Evidence of AI Scale
At Interactions’ recent Analyst Day, CEO Mike Iacobucci said the company, which acquired AT&T Labs’ Watson speech recognition and natural language platform and team in December 2014, is focused on scaling its solution. And it appears that Interactions is making progress. According to senior vice president of Operations Michael Roche, the company shows evidence of AI scale.
Roche explained that as the platform processes calls, the company uses what it calls intent analysts to help identify caller intent to guide the AI. Intent analysts come in only when AI gets stuck. In 2016, Interactions employed 1,500 intent analysts. Today, the company uses the same number of intent analysts – even with exponential growth in transaction volume – because Interactions’ AI is getting better. Roche estimates that if the AI had not improved, Interactions would require 5,200 intent analysts to handle the current transaction volume.
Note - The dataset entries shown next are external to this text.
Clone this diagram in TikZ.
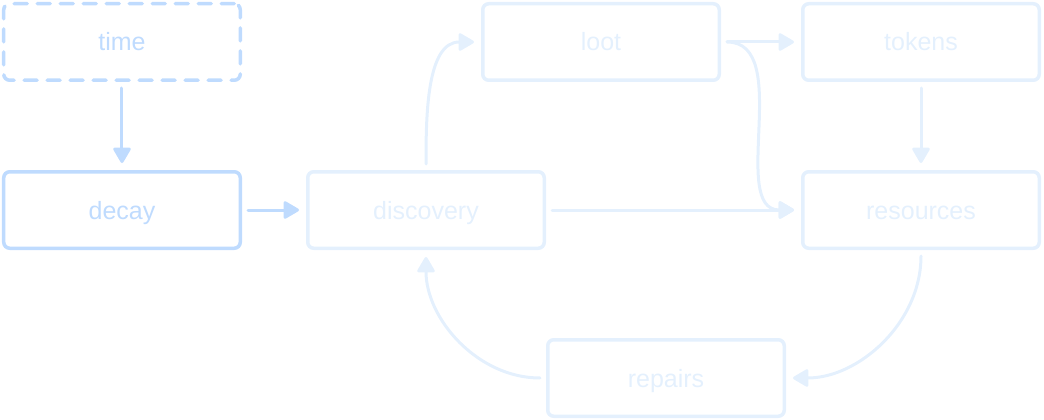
\documentclass[tikz,border=0pt]{standalone}
\usepackage{fontspec}
\setmainfont{Liberation Sans}
\usepackage{tikz}
\usetikzlibrary{arrows.meta, positioning, calc}
\definecolor{strong}{HTML}{BFDBFE}
\definecolor{faint}{HTML}{E4F0FD}
\tikzset{
  box/.style={draw, rounded corners=6pt, align=center, line width=3.5pt,
    minimum width=236.5pt, minimum height=76.5pt, inner sep=0pt,
    text height=18pt, text depth=0pt,
    font=\fontsize{25}{29}\selectfont},
  hot/.style={box, draw=strong, text=strong},
  cold/.style={box, draw=faint, text=faint},
  arr/.style={-{Triangle[length=17pt, width=19pt, round]}, line width=3pt,
    line cap=round, shorten <=6pt, shorten >=7pt},
}
\begin{document}
\begin{tikzpicture}[node distance=88pt]
  \node[hot, dash pattern=on 13pt off 10pt, line cap=round] (time) {time};
  \node[hot, below=of time] (decay) {decay};
  \node[cold, right=64pt of decay] (discovery) {discovery};
  \node[cold, right=255pt of discovery] (resources) {resources};
  \node[cold, above=of resources] (tokens) {tokens};
  \node[cold, left=80pt of tokens] (loot) {loot};
  \node[cold, below right=88pt and 0pt of discovery] (repairs) {repairs};
  \useasboundingbox ($(time.north west)+(-2pt,2pt)$) rectangle ++(1044pt,-420pt);
  \draw[arr, strong] (time) -- (decay);
  \draw[arr, strong] (decay) -- (discovery);
  \draw[arr, faint] (discovery.north) to[out=90, in=180] (loot.west);
  \draw[arr, faint] (loot) -- (tokens);
  \draw[arr, faint] (loot.east) to[out=0, in=180] (resources.west);
  \draw[arr, faint] (discovery) -- (resources);
  \draw[arr, faint] (tokens) -- (resources);
  \draw[arr, faint] (resources.south) to[out=-90, in=0] (repairs.east);
  \draw[arr, faint] (repairs.west) to[out=180, in=-90] (discovery.south);
\end{tikzpicture}
\end{document}
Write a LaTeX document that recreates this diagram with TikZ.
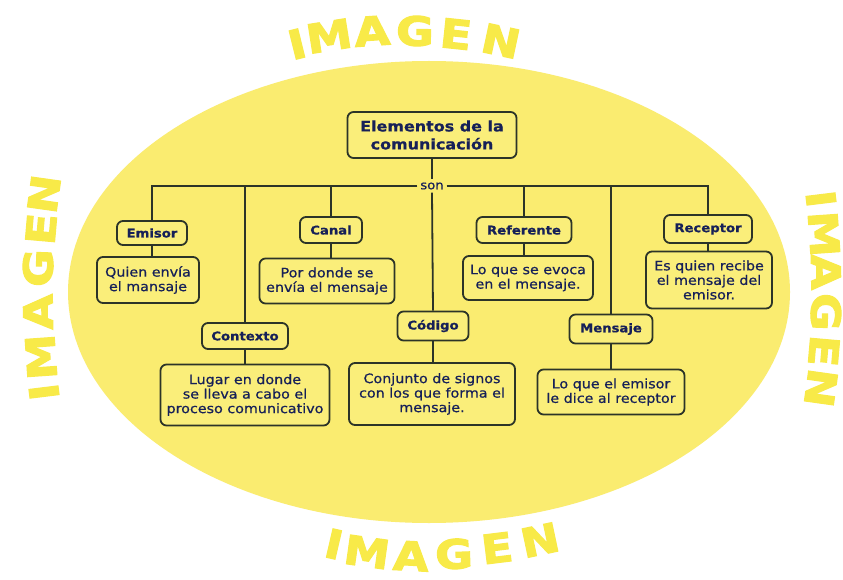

New Opportunities and a Shared Risk Approach
Interactions’ successful platform is opening new opportunities for the company because it can point to solid ROI results. Some of Interactions’ estimates show it can cut call center costs by 50%, but that the percentage depends on the customer. The company said some customers are saving money and use Interactions’ automation instead of hiring offshore resources, which allows them to use a smaller core of domestic-based customer service agents. Perhaps key to convincing potential Interactions customers to come on board is the company’s shared risk approach: success-based pricing. The company gets paid by reaching transactional goals that are set by Interactions and its customers. For example, Interactions is paid if Interactions’ virtual assistant successfully completes a caller’s request (what is my balance, when is checkout, etc.).
Conversational AI is not easy. There are very few companies today that have the competency to succeed in providing solid solutions. But more conversational AI companies are jumping into the customer service market. Look for many to follow Interactions’ shared risk approach to open the market.